The low-level encoding specifies how extprot low-level types are serialized.
All the types declared in the protocol definition are mapped to one of the following low-level types:
Basic types:
- Vint: variable size integers, used for ints (see below)
- Bits8: 8 bits, used for byte and bool
- Bits32: 32 bits, currently unused
- Bits64_long: 64 bits, 64-bit signed integers
- Bits64_float: 64-bit doubles in IEEE 754 (IEC 559:1989) format
- Enum: "nil value" (see below), constants in a disjoint type (aka. constant constructors)
Composed types:
- Tuple: used for tuples and messages
- Htuple: used for lists and arrays
- Bytes: byte string
- Assoc: list of (key, value) pairs
All values are serialized as two components:
[prefix] [optional data]
The prefix encodes the low-level type and the tag (0 for primitive types and tuples, or the tag of the disjoint union value).
Composed types are serialized as
Bytes: [prefix] [length = N] <N bytes>
Tuple, Htuple: [prefix] [length = N] [num elements] <elements>
Assoc: [prefix] [length = N] [num pairs] <pairs>
=========================
N bytes
The prefix, length and number of elements/pairs are encoded as variable integers.
vints are an encoding of positive integers using little-endian order and 7-bits per byte. The most-significant bit indicates whether the value continues (MSB = 1) or not (MSB = 0). You can find an explanation of vints here.
Some examples:
Integer value Encoding (hex bytes)
-------------- ---------------------
0 0x00
1 0x01
127 0x7f
128 0x80 0x01
129 0x81 0x01
256 0x80 0x02
The prefix encodes the low-level type using a numeric wire type and the tag, using a vint. The value of the prefix is
tag << 4 | wire_type
These are the wire types:
Type Wire type
-------------- -----------
Vint 0
Bits8 2
Bits32 4
Bits64_long 6
Bits64_float 8
Enum 10
Tuple 1
Bytes 3
Htuple 5
Assoc 7
Note how the least-significant bit is 0 for all basic types, and 1 for all composed types. This means that whenever the LSB of the prefix is 1, the length of the value follows as an vint.

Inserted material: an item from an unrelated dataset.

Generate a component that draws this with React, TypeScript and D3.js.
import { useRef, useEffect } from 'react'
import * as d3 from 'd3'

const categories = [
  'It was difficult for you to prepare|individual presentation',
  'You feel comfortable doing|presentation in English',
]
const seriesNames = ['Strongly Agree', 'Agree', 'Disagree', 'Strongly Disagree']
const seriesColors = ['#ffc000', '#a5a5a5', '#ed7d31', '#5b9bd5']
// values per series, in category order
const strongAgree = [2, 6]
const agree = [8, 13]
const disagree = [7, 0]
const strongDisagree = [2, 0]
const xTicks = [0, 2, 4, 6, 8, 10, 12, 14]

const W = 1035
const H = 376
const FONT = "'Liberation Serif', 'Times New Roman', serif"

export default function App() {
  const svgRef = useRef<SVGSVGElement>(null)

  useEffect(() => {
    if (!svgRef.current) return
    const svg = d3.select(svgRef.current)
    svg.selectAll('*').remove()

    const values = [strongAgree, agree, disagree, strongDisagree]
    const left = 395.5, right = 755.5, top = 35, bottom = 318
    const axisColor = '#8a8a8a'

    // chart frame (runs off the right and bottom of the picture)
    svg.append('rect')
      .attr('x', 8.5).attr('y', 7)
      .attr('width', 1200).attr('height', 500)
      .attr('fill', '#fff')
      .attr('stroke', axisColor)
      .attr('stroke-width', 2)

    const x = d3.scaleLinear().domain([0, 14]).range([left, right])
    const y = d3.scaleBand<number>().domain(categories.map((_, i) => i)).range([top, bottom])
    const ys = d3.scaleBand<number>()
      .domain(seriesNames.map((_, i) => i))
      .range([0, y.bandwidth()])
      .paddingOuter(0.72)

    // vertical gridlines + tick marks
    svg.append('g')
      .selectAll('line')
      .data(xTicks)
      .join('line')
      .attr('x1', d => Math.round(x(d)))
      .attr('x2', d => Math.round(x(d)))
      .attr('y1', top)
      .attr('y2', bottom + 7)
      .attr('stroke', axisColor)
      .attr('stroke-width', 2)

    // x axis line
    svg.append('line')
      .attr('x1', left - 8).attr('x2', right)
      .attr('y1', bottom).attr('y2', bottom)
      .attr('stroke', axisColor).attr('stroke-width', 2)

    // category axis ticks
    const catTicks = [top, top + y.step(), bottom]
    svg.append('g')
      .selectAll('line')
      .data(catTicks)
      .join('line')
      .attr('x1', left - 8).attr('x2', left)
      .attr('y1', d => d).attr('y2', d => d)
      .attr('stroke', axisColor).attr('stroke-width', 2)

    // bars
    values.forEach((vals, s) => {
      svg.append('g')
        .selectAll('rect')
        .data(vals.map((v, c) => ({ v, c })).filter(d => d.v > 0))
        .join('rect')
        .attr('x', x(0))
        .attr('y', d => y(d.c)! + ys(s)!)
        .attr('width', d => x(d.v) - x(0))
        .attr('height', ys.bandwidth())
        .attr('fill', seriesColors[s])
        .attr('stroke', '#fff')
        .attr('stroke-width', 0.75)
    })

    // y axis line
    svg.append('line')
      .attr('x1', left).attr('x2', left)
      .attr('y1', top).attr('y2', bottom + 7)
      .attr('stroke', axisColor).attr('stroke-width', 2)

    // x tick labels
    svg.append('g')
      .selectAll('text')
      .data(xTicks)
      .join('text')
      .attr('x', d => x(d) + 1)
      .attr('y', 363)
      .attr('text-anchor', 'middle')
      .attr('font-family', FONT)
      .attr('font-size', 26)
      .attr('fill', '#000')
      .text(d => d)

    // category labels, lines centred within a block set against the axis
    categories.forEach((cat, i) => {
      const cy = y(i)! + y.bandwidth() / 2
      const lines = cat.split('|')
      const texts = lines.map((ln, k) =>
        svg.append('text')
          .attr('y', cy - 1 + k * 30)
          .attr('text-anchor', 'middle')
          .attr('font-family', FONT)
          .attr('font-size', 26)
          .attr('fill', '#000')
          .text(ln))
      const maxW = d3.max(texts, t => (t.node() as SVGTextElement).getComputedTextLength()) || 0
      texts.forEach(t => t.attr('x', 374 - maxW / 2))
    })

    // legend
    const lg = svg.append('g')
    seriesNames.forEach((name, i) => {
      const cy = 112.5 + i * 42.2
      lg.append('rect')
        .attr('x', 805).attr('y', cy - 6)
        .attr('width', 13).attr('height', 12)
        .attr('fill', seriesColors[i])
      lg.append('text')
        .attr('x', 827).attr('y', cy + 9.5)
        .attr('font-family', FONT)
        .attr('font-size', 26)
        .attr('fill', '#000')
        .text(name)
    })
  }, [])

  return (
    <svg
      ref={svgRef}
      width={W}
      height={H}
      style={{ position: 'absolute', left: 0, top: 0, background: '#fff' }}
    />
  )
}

Signed integers (int in the abstract syntax) are encoded using zigzag encoding.
The signed integer "n" is encoded as a vint of value
(n << 1) | (n >> 63)
The Bits8, Bits32, Bits64_long, Bits64_float and Enum low-level types correspond to values of 8, 32, 64, 64, and 8 bits, which follow the prefix.
The "bool" type is encoded with the Bits8 low-level type and a single byte of value 0 for false, 1 for true.
The "byte" type is encoded with the Bits8 low-level type and a single byte.
The "enum" type is used for constant constructors in a disjoint union type like
type color = Red | Black
Enum values are encoded using only the prefix. The tag specifies the constructor; they are numbered in the order of appearance in the type declaration, starting from 0. In the above example, Red has got tag 0, and Black tag 1.
They are encoded using the Bits64_long and Bits64_float types. These two types are distinguished by their wire-types in order to be able to present more meaningful information when decoding in the absence of the protocol definition.
message a_bool = { v : bool }
Is encoded as (bytes in decimal notation)
001 003 001 002 001
for v = true, which can be analyzed as
001 tag 0, wire-type 1 (Tuple)
003 length in bytes of the rest of the message (after this byte)
001 1 field
002 tag 0, wire-type 2 (Bits8)
001 bool true
For v = false, the message is encoded as
001 003 001 002 000
Tuples are encoded the same way as messages (they are but messages with anonymous fields):
Given
message a_tuple = { v : (bool * bool) }
the value
{ v = (true, false) }
is encoded as
001 008 001 001 005 002 002 001 002 000
001 tag 0, wire-type 1 (Tuple)
008 length in bytes of the rest of the message (after this byte)
001 1 field
001 tag 0, wire-type 1 (Tuple)
005 length in bytes of the rest of the tuple
002 2 elements
002 tag 0, wire-type 2 (Bits8)
001 bool true
002 tag 0, wire-type 2 (Bits8)
000 bool false
Constant constructors in a sum type are numbered starting from 0 in the order of appearance in the type definition: this is the value used in the tag. Non-constant constructors are also numbered from 0, in order of appearance. Each non-constant case is encoded with the Tuple low-level type and the corresponding tag.
Example:
type maybe 'a = Unknown | Known 'a
message foo = { a : maybe<int>; b : maybe<bool> }
The value
{ a = Unknown; b = Known true }
is encoded as
001 007 002 005 001 003 001 002 001
001 tag 0, wire-type 1 (Tuple)
007 length in bytes of the rest of the message (after this byte)
002 2 fields
010 tag 0, wire-type 10 (Enum)
001 tag 0, wire-type 1 (Tuple)
003 length in bytes of the rest of the message (after this byte)
001 1 element
002 tag 0, wire-type 2 (Bits8)
001 bool true
Both
message some_ints = { l : [ int ] }
and
message some_ints = { l : [| int |] }
have the same encoding: in this case, the difference between lists and arrays only affects the mapping to the target language. This means that we can change the type definition freely and interoperate with older consumers/producers.
The value
{ l = [1, 2, 3, -1] }
is encoded as
001 012 001 005 009 004 000 002 000 004 000 006 000 001
001 tag 0, wire-type 1 (Tuple)
012 length in bytes of the rest of the message (after this byte)
001 1 field
005 tag 0, wire-type 5 (Htuple)
009 length in bytes of the rest of the tuple
004 4 elements
000 tag 0, wire-type 0 (Vint)
002 signed int 1
000 tag 0, wire-type 0 (Vint)
004 signed int 2
000 tag 0, wire-type 0 (Vint)
006 signed int 3
000 tag 0, wire-type 0 (Vint)
001 signed int -1
Nested messages are encoded as any other type.
message a_bool = { v : bool }
message a_bool_and_int = { b : a_bool; i : int }
The value
{ b = { v = true }; i = -1 }
is encoded by first encoding the nested message (see above), and then building the outer Tuple type:
001 008 002 001 003 001 002 001 000 001
001 tag 0, wire-type 1 (Tuple)
008 length in bytes of the rest of the message (after this byte)
002 2 fields
001 tag 0, wire-type 1 (Tuple)
003 length in bytes of the rest of the message (after this byte)
001 1 field
002 tag 0, wire-type 2 (Bits8)
001 bool true
000 tag 0, wire-type 0 (Vint)
001 signed int -1